TOWARDS QUANTIFYING SYSTEM RESILIENCE FOR CLIMATE-SMART AGRICULTURE AND FORESTRY

The climate-smart agriculture (CSA) initiative pursues the triple wins: (1) sustainably increasing productivity and incomes; (2) adapting and building resilience to climate change; and (3) mitigating greenhouse gases emissions. CSA provides the practical aims that facilitate the development of holistic indicators for quantitative evaluation and monitoring, on which decision-making support system will be based. In this endeavor, quantitative assessment of resilience is one of the main challenges not only in agriculture but also in forestry. We estimated normalized spectral entropy as a proxy measure of subsystem resilience using decade-long tower-based fluxes of energy and matter over forest and agricultural ecosystems in Korea.
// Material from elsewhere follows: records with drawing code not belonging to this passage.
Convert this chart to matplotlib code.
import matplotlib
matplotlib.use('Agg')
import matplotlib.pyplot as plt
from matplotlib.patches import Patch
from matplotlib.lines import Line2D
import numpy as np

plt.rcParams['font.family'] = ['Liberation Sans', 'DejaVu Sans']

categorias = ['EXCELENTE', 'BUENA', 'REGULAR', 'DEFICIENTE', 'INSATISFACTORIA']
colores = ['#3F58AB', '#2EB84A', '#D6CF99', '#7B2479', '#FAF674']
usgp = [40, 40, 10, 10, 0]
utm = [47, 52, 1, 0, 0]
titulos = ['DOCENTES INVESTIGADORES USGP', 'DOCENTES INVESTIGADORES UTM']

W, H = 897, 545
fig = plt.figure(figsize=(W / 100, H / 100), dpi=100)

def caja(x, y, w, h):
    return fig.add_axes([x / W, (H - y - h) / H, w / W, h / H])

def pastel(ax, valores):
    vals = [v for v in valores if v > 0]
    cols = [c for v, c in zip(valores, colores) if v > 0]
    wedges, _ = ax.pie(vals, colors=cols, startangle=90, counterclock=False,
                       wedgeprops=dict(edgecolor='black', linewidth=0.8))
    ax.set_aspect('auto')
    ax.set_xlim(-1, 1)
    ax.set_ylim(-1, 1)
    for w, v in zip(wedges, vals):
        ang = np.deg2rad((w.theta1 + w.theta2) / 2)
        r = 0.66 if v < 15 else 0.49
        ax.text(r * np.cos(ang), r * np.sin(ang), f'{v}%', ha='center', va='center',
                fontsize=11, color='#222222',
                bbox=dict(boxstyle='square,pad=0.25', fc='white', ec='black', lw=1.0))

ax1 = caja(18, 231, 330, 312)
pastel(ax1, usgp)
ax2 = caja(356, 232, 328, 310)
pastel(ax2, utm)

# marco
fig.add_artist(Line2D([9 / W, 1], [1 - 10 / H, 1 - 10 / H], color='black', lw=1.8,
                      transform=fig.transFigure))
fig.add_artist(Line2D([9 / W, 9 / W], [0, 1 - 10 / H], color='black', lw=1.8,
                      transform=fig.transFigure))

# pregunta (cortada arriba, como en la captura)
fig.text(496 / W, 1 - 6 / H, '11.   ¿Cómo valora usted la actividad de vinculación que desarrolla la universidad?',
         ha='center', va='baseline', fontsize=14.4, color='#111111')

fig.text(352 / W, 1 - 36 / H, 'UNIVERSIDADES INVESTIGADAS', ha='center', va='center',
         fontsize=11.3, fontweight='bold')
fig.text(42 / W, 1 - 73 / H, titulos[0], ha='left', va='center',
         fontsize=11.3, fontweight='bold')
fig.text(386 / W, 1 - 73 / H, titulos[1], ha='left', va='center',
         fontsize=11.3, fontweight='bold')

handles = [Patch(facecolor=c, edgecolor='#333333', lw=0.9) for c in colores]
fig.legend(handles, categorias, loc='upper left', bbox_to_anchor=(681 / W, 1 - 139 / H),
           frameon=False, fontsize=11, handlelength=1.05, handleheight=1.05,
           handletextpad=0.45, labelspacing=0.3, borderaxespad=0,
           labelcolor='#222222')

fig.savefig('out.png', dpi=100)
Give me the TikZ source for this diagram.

These ecosystems were examined to find out whether the current state of ecosystem management is a proper configuration toward climate-smart agriculture and forestry. The study sites are two adjacent forests (i.e., a fast-growing coniferous forest plantation and an aged deciduous forest) in Pocheon, and a heterogeneous annual cropland in Haenam, Korea. Eddy covariance technique was used to measure fluxes of carbon, water and energy along with other micrometeorological, plant and soil variables from 2006 to 2015. The 30-minute data were processed and gap-filled by the KoFlux protocol. Spectral entropy (H_s) was calculated from power spectral density and then normalized (H_sn) to have a range from 0 to 1. If H_sn is close to 0, it implies that the time series is composed of periodic cycles and varies orderly. In this context, 1- H_sn may be used as a measure for evaluating the adaptive capacity of the subsystem, i.e., a key mechanism for resilience. We then selected a suite of variables associated with biophysical and biogeochemical processes in these ecosystems, including radiation components, precipitation, evapotranspiration, gross primary productivity, ecosystem respiration, net ecosystem exchange of CO₂, air temperature, canopy temperature and soil temperature. The spectral entropy values of these variables are related and compared for different periods and are interpreted to link with the self-organizing processes in these contrasting ecosystems. Our results demonstrate that these ecosystems manifest self-organizing processes which may be used to gauge the ecosystem resilience.